**Exercise brief**
Look at the data below and print exactly the lines from its first line through the line with "import seaborn as sns"; the pictures stay out of the copy.

-*-

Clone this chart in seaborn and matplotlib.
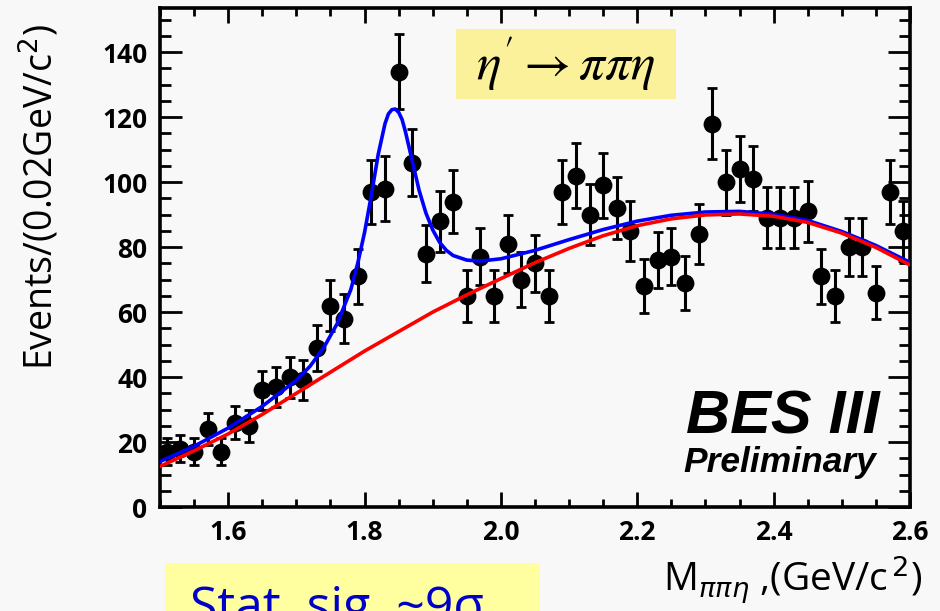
import matplotlib
matplotlib.use("Agg")
import matplotlib.pyplot as plt
import matplotlib.ticker as mticker
from matplotlib.patches import Rectangle
import pandas as pd
import seaborn as sns

# bin centres (GeV/c^2), 0.02 GeV bins
mass = [1.51, 1.53, 1.55, 1.57, 1.59, 1.61, 1.63, 1.65, 1.67, 1.69,
        1.71, 1.73, 1.75, 1.77, 1.79, 1.81, 1.83, 1.85, 1.87, 1.89,
        1.91, 1.93, 1.95, 1.97, 1.99, 2.01, 2.03, 2.05, 2.07, 2.09,
        2.11, 2.13, 2.15, 2.17, 2.19, 2.21, 2.23, 2.25, 2.27, 2.29,
        2.31, 2.33, 2.35, 2.37, 2.39, 2.41, 2.43, 2.45, 2.47, 2.49,
        2.51, 2.53, 2.55, 2.57, 2.59]
events = [17, 18, 17, 24, 17, 26, 25, 36, 37, 40,
          39, 49, 62, 58, 71, 97, 98, 134, 106, 78,
          88, 94, 65, 77, 65, 81, 70, 75, 65, 97,
          102, 90, 99, 92, 85, 68, 76, 77, 69, 84,
          118, 100, 104, 101, 89, 89, 89, 91, 71, 65,
          80, 80, 66, 97, 85]
errors = [4.1, 4.2, 4.1, 4.9, 4.1, 5.1, 5.0, 6.0, 6.1, 6.3,
          6.2, 7.0, 7.9, 7.6, 8.4, 9.8, 9.9, 11.6, 10.3, 8.8,
          9.4, 9.7, 8.1, 8.8, 8.1, 9.0, 8.4, 8.7, 8.1, 9.8,
          10.1, 9.5, 9.9, 9.6, 9.2, 8.2, 8.7, 8.8, 8.3, 9.2,
          10.9, 10.0, 10.2, 10.0, 9.4, 9.4, 9.4, 9.5, 8.4, 8.1,
          8.9, 8.9, 8.1, 9.8, 9.2]

# fit curves
tot_mass = [1.50, 1.55, 1.60, 1.65, 1.70, 1.72, 1.74, 1.76, 1.78, 1.79,
            1.80, 1.81, 1.82, 1.83, 1.835, 1.84, 1.845, 1.85, 1.855, 1.86,
            1.87, 1.88, 1.89, 1.90, 1.91, 1.92, 1.93, 1.95, 1.97, 2.00,
            2.05, 2.10, 2.15, 2.20, 2.25, 2.30, 2.35, 2.40, 2.45, 2.50,
            2.55, 2.60]
tot_fit = [14.0, 18.7, 24.3, 31.0, 39.0, 43.3, 49.0, 56.5, 67.0, 75.0,
           84.5, 96.0, 108.5, 118.0, 121.0, 122.3, 122.5, 121.5, 119.3, 115.5,
           106.5, 97.5, 90.5, 85.3, 81.5, 79.0, 77.4, 76.0, 75.7, 76.4,
           79.0, 82.3, 85.4, 88.0, 89.8, 90.8, 91.0, 90.1, 88.2, 84.8,
           80.5, 75.3]
bkg_mass = [1.50, 1.55, 1.60, 1.65, 1.70, 1.75, 1.80, 1.85, 1.90, 1.95,
            2.00, 2.05, 2.10, 2.15, 2.20, 2.25, 2.30, 2.35, 2.40, 2.45,
            2.50, 2.55, 2.60]
bkg_fit = [12.5, 17.3, 22.5, 28.5, 35.0, 41.5, 48.0, 54.0, 60.0, 65.3,
           70.3, 75.2, 79.6, 83.5, 86.6, 88.7, 89.9, 90.2, 89.5, 87.6,
           84.3, 79.9, 74.5]

sns.set_style("ticks")
plt.rcParams["font.family"] = ["Open Sans", "DejaVu Sans"]
plt.rcParams.update({"text.color": "black", "xtick.color": "black",
                     "ytick.color": "black", "axes.edgecolor": "black"})

bg = "#f8f8f8"
W, H = 940, 611
fig = plt.figure(figsize=(9.4, 6.11), dpi=100, facecolor=bg)
ax = fig.add_axes([160 / W, 104 / H, 750 / W, 499 / H])
ax.set_facecolor(bg)

data = pd.DataFrame({"mass": mass, "events": events, "err": errors})
ax.errorbar(data["mass"], data["events"], yerr=data["err"], fmt="none",
            ecolor="black", elinewidth=2.2, capsize=3.5, capthick=2, zorder=2)
sns.scatterplot(data=data, x="mass", y="events", ax=ax, color="black",
                s=165, linewidth=0, zorder=3, legend=False)
sns.lineplot(x=tot_mass, y=tot_fit, ax=ax, color="#0000ff", lw=2.6, zorder=4)
sns.lineplot(x=bkg_mass, y=bkg_fit, ax=ax, color="#ff0000", lw=2.6, zorder=5)

ax.set_xlim(1.5, 2.6)
ax.set_ylim(0, 153.6)
ax.set_xlabel("")
ax.set_ylabel("")

ax.xaxis.set_major_locator(mticker.MultipleLocator(0.2))
ax.xaxis.set_minor_locator(mticker.MultipleLocator(0.05))
ax.yaxis.set_major_locator(mticker.MultipleLocator(20))
ax.yaxis.set_minor_locator(mticker.MultipleLocator(5))
ax.xaxis.set_major_formatter(mticker.FormatStrFormatter("%.1f"))
ax.yaxis.set_major_formatter(mticker.FormatStrFormatter("%d"))

ax.tick_params(axis="x", which="major", direction="in", length=10.5, width=2,
               top=True, labelsize=19, pad=9, colors="black")
ax.tick_params(axis="x", which="minor", direction="in", length=6, width=2, top=True)
ax.tick_params(axis="y", which="major", direction="in", length=16, width=2,
               right=True, labelsize=19, pad=9, colors="black")
ax.tick_params(axis="y", which="minor", direction="in", length=8, width=2, right=True)
for lab in ax.get_xticklabels() + ax.get_yticklabels():
    lab.set_fontweight("bold")
for sp in ax.spines.values():
    sp.set_linewidth(2.6)
    sp.set_color("black")

# axis titles
fig.text(40 / W, 1 - 197 / H, r"Events/(0.02GeV/c$^{2}$)", rotation=90,
         ha="center", va="center", fontsize=27)
fig.text(922 / W, 1 - 592 / H, r"M$_{\pi\pi\eta}$ ,(GeV/c$^{\,2}$)",
         ha="right", va="baseline", fontsize=28)

# decay label box
fig.patches.append(Rectangle((456 / W, 1 - 99 / H), 220 / W, 70 / H,
                             transform=fig.transFigure, facecolor="#fbf19b",
                             edgecolor="none", zorder=1))
fig.text(566 / W, 1 - 64 / H, r"$\eta' \rightarrow \pi\pi\eta$", ha="center",
         va="center", fontsize=37, math_fontfamily="stix", zorder=2)

# experiment label
fig.text(880 / W, 1 - 433 / H, "BES III", ha="right", va="baseline",
         fontsize=44, fontweight="bold", fontstyle="italic",
         family="Liberation Sans")
fig.text(876 / W, 1 - 472 / H, "Preliminary", ha="right", va="baseline",
         fontsize=25.5, fontweight="bold", fontstyle="italic",
         family="Liberation Sans")

# significance box (cut by the bottom edge, as in the original slide)
fig.patches.append(Rectangle((165 / W, 0), 375 / W, 48 / H,
                             transform=fig.transFigure, facecolor="#ffff9f",
                             edgecolor="none", zorder=1))
fig.text(190 / W, -11 / H, "Stat. sig. ~9σ", ha="left", va="baseline",
         fontsize=36, color="#0000c8", zorder=2)

fig.savefig("out.png", dpi=100, facecolor=bg)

-*-

**The reply**
Clone this chart in seaborn and matplotlib.
import matplotlib
matplotlib.use("Agg")
import matplotlib.pyplot as plt
import matplotlib.ticker as mticker
from matplotlib.patches import Rectangle
import pandas as pd
import seaborn as sns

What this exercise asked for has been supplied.